Description of the task: Leave the pictures out and retype the lines from the beginning through the line with "(confirmed) at (1007,1273)", both ends included.

Stored data entries:
^^^^

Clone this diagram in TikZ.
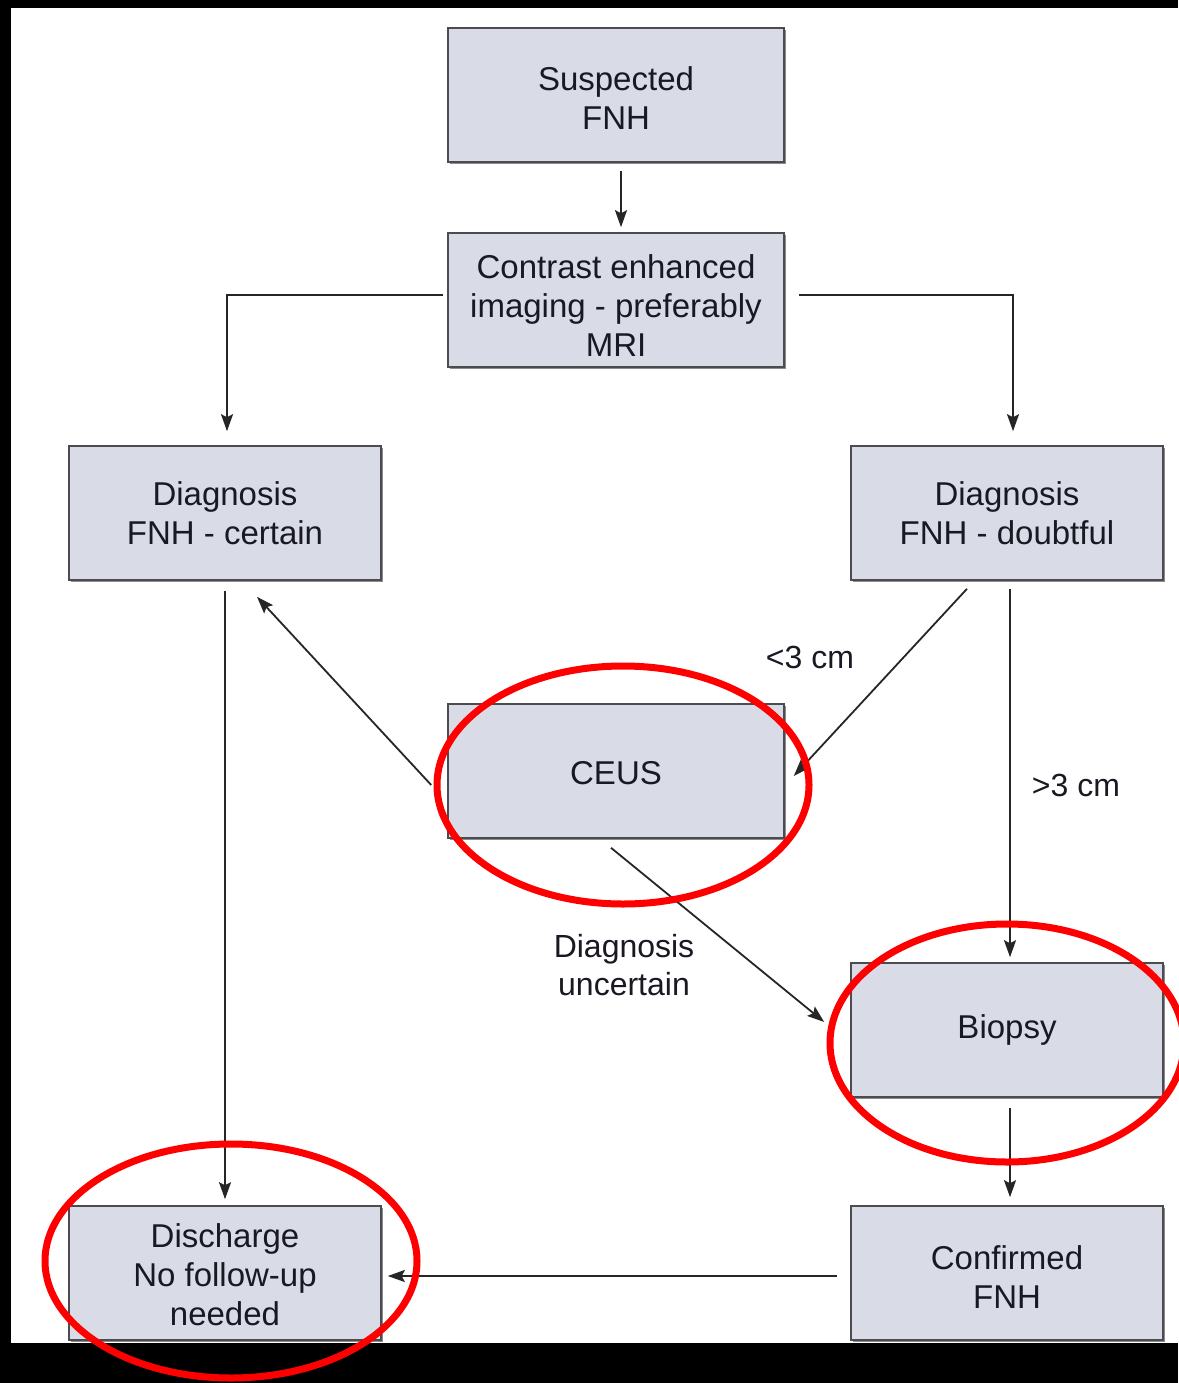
\documentclass[tikz,border=0pt]{standalone}
\usepackage{fontspec}
\setmainfont{Liberation Sans}
\usetikzlibrary{arrows.meta,shadows}
\definecolor{boxfill}{RGB}{217,220,231}
\definecolor{boxline}{RGB}{75,75,80}
\definecolor{txt}{RGB}{25,25,35}
\definecolor{ring}{RGB}{255,0,0}
\newcommand{\lift}[1]{\rule{0pt}{#1pt}}
\tikzset{
  fbox/.style={draw=boxline, line width=1.6pt, fill=boxfill, minimum width=336pt, minimum height=134pt,
    align=center, text=txt, font=\fontsize{33}{39}\selectfont, inner sep=0pt,
    drop shadow={shadow xshift=1.8pt, shadow yshift=-1.8pt, fill=black!45, opacity=1}},
  nbox/.style={fbox, minimum width=312pt},
  lbl/.style={align=center, text=txt, font=\fontsize{32}{38}\selectfont, inner sep=0pt},
  arr/.style={draw=black!85, line width=1.8pt, -{Stealth[length=17pt,width=12pt,inset=3pt]}},
  redring/.style={draw=ring, line width=7pt}
}
\begin{document}
\begin{tikzpicture}[x=1pt,y=-1pt]
\useasboundingbox (0,0) rectangle (1178,1383);
\fill[black] (0,0) rectangle (1178,1383);
\fill[white] (11,8) rectangle (1178,1343);

\node[fbox] (susp) at (616,95) {\lift{31}Suspected\\FNH};
\node[fbox] (contrast) at (616,300) {\lift{34}Contrast enhanced\\imaging - preferably\\MRI};
\node[nbox] (certain) at (225,513) {Diagnosis\\FNH - certain};
\node[nbox] (doubtful) at (1007,513) {Diagnosis\\FNH - doubtful};
\node[fbox] (ceus) at (616,771) {\lift{28}CEUS};
\node[nbox] (biopsy) at (1007,1030) {Biopsy};
\node[nbox] (discharge) at (225,1273) {\lift{27}Discharge\\No follow-up\\needed};
\node[nbox] (confirmed) at (1007,1273) {\lift{31}Confirmed\\FNH};

\node[lbl] (lt3) at (810,657) {<3 cm};
\node[lbl] (gt3) at (1076,785) {>3 cm};
\node[lbl] (unc) at (624,965) {Diagnosis\\uncertain};

\draw[arr] ([xshift=5pt,yshift=-8pt]susp.south) -- ([xshift=5pt,yshift=5pt]contrast.north);
\draw[arr] ([xshift=-4pt,yshift=5pt]contrast.west) -| ([xshift=2pt,yshift=14pt]certain.north);
\draw[arr] ([xshift=14pt,yshift=5pt]contrast.east) -| ([xshift=6pt,yshift=14pt]doubtful.north);
\draw[arr] ([xshift=-40pt,yshift=-8pt]doubtful.south) -- ([xshift=9pt,yshift=-5pt]ceus.east);
\draw[arr] ([xshift=3pt,yshift=-8pt]doubtful.south) -- ([xshift=3pt,yshift=5pt]biopsy.north);
\draw[arr] ([xshift=-16pt,yshift=-14pt]ceus.west) -- ([xshift=32pt,yshift=-16pt]certain.south);
\draw[arr] ([xshift=-5pt,yshift=-9pt]ceus.south) -- ([xshift=-26pt,yshift=8pt]biopsy.west);
\draw[arr] ([yshift=-10pt]certain.south) -- ([yshift=6pt]discharge.north);
\draw[arr] ([xshift=3pt,yshift=-10pt]biopsy.south) -- ([xshift=3pt,yshift=8pt]confirmed.north);
\draw[arr] ([xshift=-13pt,yshift=-3pt]confirmed.west) -- ([xshift=6pt,yshift=-3pt]discharge.east);

\draw[redring] (623,785) ellipse [x radius=186pt, y radius=119pt];
\draw[redring] (1007,1043) ellipse [x radius=177pt, y radius=119pt];
\draw[redring] (231,1261) ellipse [x radius=186pt, y radius=117pt];
\end{tikzpicture}
\end{document}
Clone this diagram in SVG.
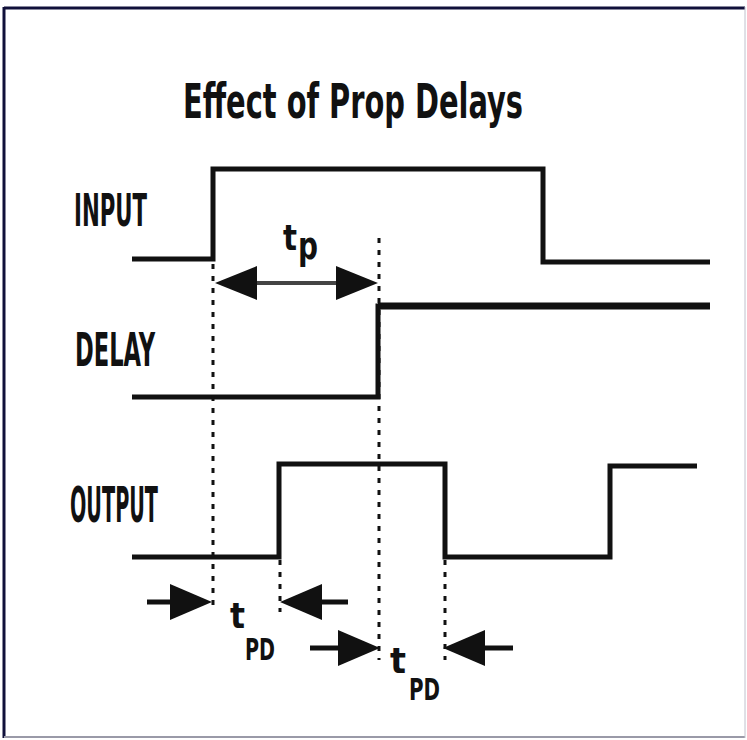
<svg xmlns="http://www.w3.org/2000/svg" width="747" height="740" viewBox="0 0 747 740">
<style>
.lbl{font-family:"DejaVu Sans Condensed","DejaVu Sans",sans-serif;font-weight:bold;fill:#111}
.wave{fill:none;stroke:#111;stroke-width:5;stroke-linejoin:miter}
.dash{stroke:#111;stroke-width:3;stroke-dasharray:5 7;fill:none}
.head{fill:#111}
.shaft{stroke:#111;stroke-width:5}
</style>
<rect x="0" y="0" width="747" height="740" fill="#fff"/>
<line x1="4" y1="8" x2="745" y2="8" stroke="#10103a" stroke-width="3"/>
<line x1="4" y1="7" x2="4" y2="738" stroke="#10103a" stroke-width="3"/>
<line x1="4" y1="737" x2="745" y2="737" stroke="#9a9aa8" stroke-width="2"/>
<line x1="745" y1="7" x2="745" y2="738" stroke="#c0c0cc" stroke-width="1"/>
<g id="title"><text class="lbl" x="183" y="118" font-size="48" textLength="340" lengthAdjust="spacingAndGlyphs">Effect of Prop Delays</text></g>
<g id="input"><text class="lbl" x="74" y="226" font-size="45" textLength="73" lengthAdjust="spacingAndGlyphs">INPUT</text>
<polyline class="wave" points="132,259 213,259 213,169 543,169 543,262 710,262"/></g>
<g id="delay"><text class="lbl" x="75" y="366" font-size="46" textLength="80" lengthAdjust="spacingAndGlyphs">DELAY</text>
<polyline class="wave" points="132,397 378,397 378,306 710,306"/>
<line x1="378" y1="306" x2="710" y2="306" stroke="#111" stroke-width="7"/></g>
<g id="output"><text class="lbl" x="70" y="522" font-size="49" textLength="88" lengthAdjust="spacingAndGlyphs">OUTPUT</text>
<polyline class="wave" points="132,557 279,557 279,464 445,464 445,557 610,557 610,466 697,466"/></g>
<g id="connectors">
<line class="dash" x1="213" y1="264" x2="213" y2="612"/>
<line class="dash" x1="379" y1="238" x2="379" y2="660"/>
<line class="dash" x1="280" y1="560" x2="280" y2="612"/>
<line class="dash" x1="445" y1="560" x2="445" y2="660"/>
<line x1="250" y1="283" x2="340" y2="283" stroke="#444" stroke-width="4"/>
<polygon class="head" points="215,283 257,266 257,300"/>
<polygon class="head" points="378,283 336,266 336,300"/>
<line class="shaft" x1="147" y1="602" x2="180" y2="602"/>
<polygon class="head" points="212,602 170,584 170,620"/>
<line class="shaft" x1="312" y1="602" x2="348" y2="602"/>
<polygon class="head" points="280,602 322,584 322,620"/>
<line class="shaft" x1="310" y1="648" x2="345" y2="648"/>
<polygon class="head" points="380,648 338,630 338,666"/>
<line class="shaft" x1="475" y1="648" x2="513" y2="648"/>
<polygon class="head" points="443,648 485,630 485,666"/>
</g>
<g id="label-tp"><text class="lbl" x="283" y="250" font-size="36" textLength="14" lengthAdjust="spacingAndGlyphs">t</text>
<text class="lbl" x="298" y="259" font-size="38" textLength="20" lengthAdjust="spacingAndGlyphs">p</text></g>
<g id="label-tpd1"><text class="lbl" x="230" y="628" font-size="36" textLength="15" lengthAdjust="spacingAndGlyphs">t</text>
<text class="lbl" x="245" y="660" font-size="31" textLength="30" lengthAdjust="spacingAndGlyphs">PD</text></g>
<g id="label-tpd2"><text class="lbl" x="390" y="673" font-size="36" textLength="16" lengthAdjust="spacingAndGlyphs">t</text>
<text class="lbl" x="409" y="700" font-size="31" textLength="31" lengthAdjust="spacingAndGlyphs">PD</text></g>
</svg>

^^^^

Written reply:
Clone this diagram in TikZ.
\documentclass[tikz,border=0pt]{standalone}
\usepackage{fontspec}
\setmainfont{Liberation Sans}
\usetikzlibrary{arrows.meta,shadows}
\definecolor{boxfill}{RGB}{217,220,231}
\definecolor{boxline}{RGB}{75,75,80}
\definecolor{txt}{RGB}{25,25,35}
\definecolor{ring}{RGB}{255,0,0}
\newcommand{\lift}[1]{\rule{0pt}{#1pt}}
\tikzset{
  fbox/.style={draw=boxline, line width=1.6pt, fill=boxfill, minimum width=336pt, minimum height=134pt,
    align=center, text=txt, font=\fontsize{33}{39}\selectfont, inner sep=0pt,
    drop shadow={shadow xshift=1.8pt, shadow yshift=-1.8pt, fill=black!45, opacity=1}},
  nbox/.style={fbox, minimum width=312pt},
  lbl/.style={align=center, text=txt, font=\fontsize{32}{38}\selectfont, inner sep=0pt},
  arr/.style={draw=black!85, line width=1.8pt, -{Stealth[length=17pt,width=12pt,inset=3pt]}},
  redring/.style={draw=ring, line width=7pt}
}
\begin{document}
\begin{tikzpicture}[x=1pt,y=-1pt]
\useasboundingbox (0,0) rectangle (1178,1383);
\fill[black] (0,0) rectangle (1178,1383);
\fill[white] (11,8) rectangle (1178,1343);

\node[fbox] (susp) at (616,95) {\lift{31}Suspected\\FNH};
\node[fbox] (contrast) at (616,300) {\lift{34}Contrast enhanced\\imaging - preferably\\MRI};
\node[nbox] (certain) at (225,513) {Diagnosis\\FNH - certain};
\node[nbox] (doubtful) at (1007,513) {Diagnosis\\FNH - doubtful};
\node[fbox] (ceus) at (616,771) {\lift{28}CEUS};
\node[nbox] (biopsy) at (1007,1030) {Biopsy};
\node[nbox] (discharge) at (225,1273) {\lift{27}Discharge\\No follow-up\\needed};
\node[nbox] (confirmed) at (1007,1273) {\lift{31}Confirmed\\FNH};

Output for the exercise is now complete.